Nel primo caso il livello di maggior spesa pensionistica è crescente dai 4,3 miliardi del 2022 a 9,2 miliardi alla fine del decennio. Dunque, una riforma costosa che nell’anno di maggior costo impegna circa lo 0,4% del prodotto interno lordo che poi si va ad attenuare.
Nel secondo caso si realizza una flessibilità nella direzione del sistema contributivo con forti elementi di equità con lo sviluppo di risparmi già poco prima del 2035 per effetto della minor quota di pensione dovuta all’anticipo, ma soprattutto ai risparmi generati dal calcolo contributivo.
Nell’ultima proposta analizzata si garantisce flessibilità solo alla parte della pensione calcolata con il sistema contributivo con costi molto più bassi (per effetto dell’anticipo parziale della pensione e delle più basse propensioni utilizzate nella stima) che partono da circa 0,5 miliardi e raggiungono il massimo costo nel 2029 con 2,4 miliardi di euro. Nel lungo periodo la spesa pensionistica si riduce rispetto alla normativa vigente alla fine degli anni ’30 per effetto della minor quota di pensione dovuta all’effetto anticipo.

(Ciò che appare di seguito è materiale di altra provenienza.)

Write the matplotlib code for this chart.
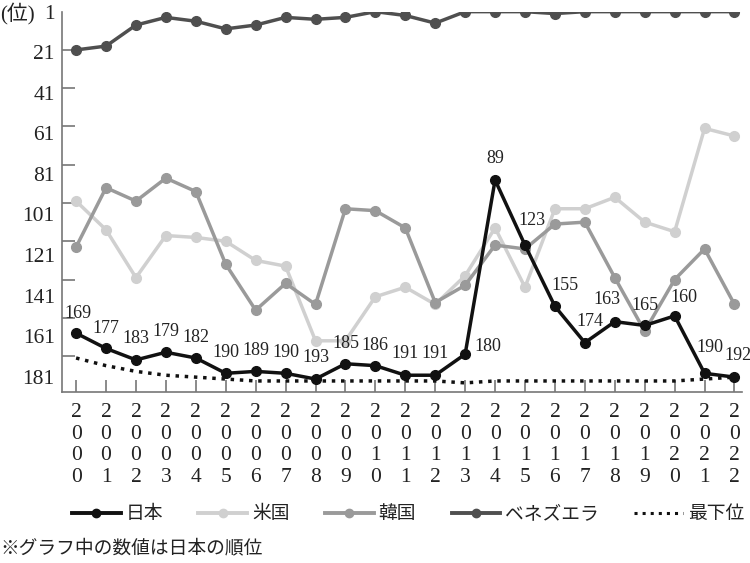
import numpy as np
import matplotlib.pyplot as plt
from matplotlib.lines import Line2D

plt.rcParams['font.family'] = ['Liberation Serif', 'Noto Sans CJK JP']

years = list(range(2000, 2023))
japan = [169, 177, 183, 179, 182, 190, 189, 190, 193, 185, 186, 191, 191,
         180, 89, 123, 155, 174, 163, 165, 160, 190, 192]
usa = [100, 115, 140, 118, 119, 121, 131, 134, 173, 173, 150, 145, 154,
       139, 114, 145, 104, 104, 98, 111, 116, 62, 66]
korea = [124, 93, 100, 88, 95, 133, 157, 143, 154, 104, 105, 114, 153,
         144, 123, 125, 112, 111, 140, 168, 141, 125, 154]
venezuela = [21, 19, 8, 4, 6, 10, 8, 4, 5, 4, 1, 3, 7,
             1, 1, 1, 2, 1, 1, 1, 1, 1, 1]
lowest = [182, 186, 189, 191, 192, 193, 194, 194, 194, 194, 194, 194, 194,
          195, 194, 194, 194, 194, 194, 194, 194, 193, 192]
yticks = [1, 21, 41, 61, 81, 101, 121, 141, 161, 181]

# label offsets (pixels) for the Japan values
label_off = [(2, 20), (0, 20), (0, 21), (0, 21), (0, 21), (0, 21), (0, 21), (0, 21),
             (0, 22), (0, 20), (0, 20), (0, 22), (0, 22), (23, 8), (0, 22), (7, 25),
             (10, 21), (5, 21), (-8, 22), (0, 20), (9, 18), (5, 26), (3, 22)]

fig = plt.figure(figsize=(7.5, 5.63), dpi=100)
ax = fig.add_axes([0.0823, 0.3043, 0.907, 0.675])

c_jp, c_us, c_kr, c_ve = '#111111', '#d0d0d0', '#9a9a9a', '#4f4f4f'
lw, ms = 2.5, 7
ax.plot(years, lowest, ':', color='#111111', lw=2.5, zorder=2)
ax.plot(years, usa, '-o', color=c_us, lw=lw, ms=ms, zorder=3)
ax.plot(years, korea, '-o', color=c_kr, lw=lw, ms=ms, zorder=4)
ax.plot(years, venezuela, '-o', color=c_ve, lw=lw, ms=ms, zorder=4)
ax.plot(years, japan, '-o', color=c_jp, lw=lw, ms=ms, zorder=5)

for x, v, (dx, dy) in zip(years, japan, label_off):
    ax.annotate(str(v), (x, v), xytext=(dx, dy), textcoords='offset pixels',
                ha='center', va='center', fontsize=13, color='#222222',
                family='Liberation Serif', zorder=6)

ax.set_xlim(1999.52, 2022.25)
ax.set_ylim(199.6, 1)

# tick marks at the ranks, labels drift slightly below as in the original
ax.set_yticks(yticks, minor=True)
ax.set_yticks([t + (t - 1) * 0.06 for t in yticks], [str(t) for t in yticks])
ax.tick_params(axis='y', which='major', length=0, pad=5, labelsize=15.5, labelcolor='#222222')
ax.tick_params(axis='y', which='minor', direction='in', length=9, width=1.2, color='#777777')

ax.set_xticks(years, ['\n'.join(str(y)) for y in years])
ax.tick_params(axis='x', direction='in', length=9, width=1.2, color='#777777',
               labelsize=15.5, labelcolor='#222222', pad=8)
for lab in ax.get_xticklabels():
    lab.set_linespacing(1.2)

for s in ['top', 'right']:
    ax.spines[s].set_visible(False)
for s in ['left', 'bottom']:
    ax.spines[s].set_color('#777777')
    ax.spines[s].set_linewidth(1.2)

fig.text(0.0, 1 - 13 / 563, '(位)', fontsize=15, va='center', ha='left',
         family=['Liberation Serif', 'Noto Sans CJK JP'], color='#222222')

handles = [
    Line2D([], [], color=c_jp, lw=2.8, marker='o', ms=6, markevery=[1]),
    Line2D([], [], color=c_us, lw=2.8, marker='o', ms=6, markevery=[1]),
    Line2D([], [], color=c_kr, lw=2.8, marker='o', ms=6, markevery=[1]),
    Line2D([], [], color=c_ve, lw=2.8, marker='o', ms=6, markevery=[1]),
    Line2D([], [], color='#111111', lw=2.2, ls=':'),
]
names = ['日本', '米国', '韓国', 'ベネズエラ', '最下位']
leg = fig.legend(handles, names, loc='center', bbox_to_anchor=(408 / 750, 1 - 514 / 563),
                 ncol=5, frameon=False, handlelength=2.6, handletextpad=0.25,
                 columnspacing=1.9, prop={'family': 'Noto Sans CJK JP', 'size': 13.5})
for t in leg.get_texts():
    t.set_color('#222222')

fig.text(0.0, 1 - 548 / 563, '※グラフ中の数値は日本の順位', fontsize=13.5, va='center',
         ha='left', family=['Noto Sans CJK JP'], color='#222222')

fig.savefig('out.png', dpi=100)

La scelta che farà il legislatore dovrebbe tenere conto dell’equità intergenerazionale cercando di creare condizioni di flessibilità nella direzione di quelle già esistenti nel sistema contributivo in modo da non generare ulteriori discriminazioni tra generazioni di lavoratori spostando ancora una volta i costi di un intervento a carico delle giovani generazioni.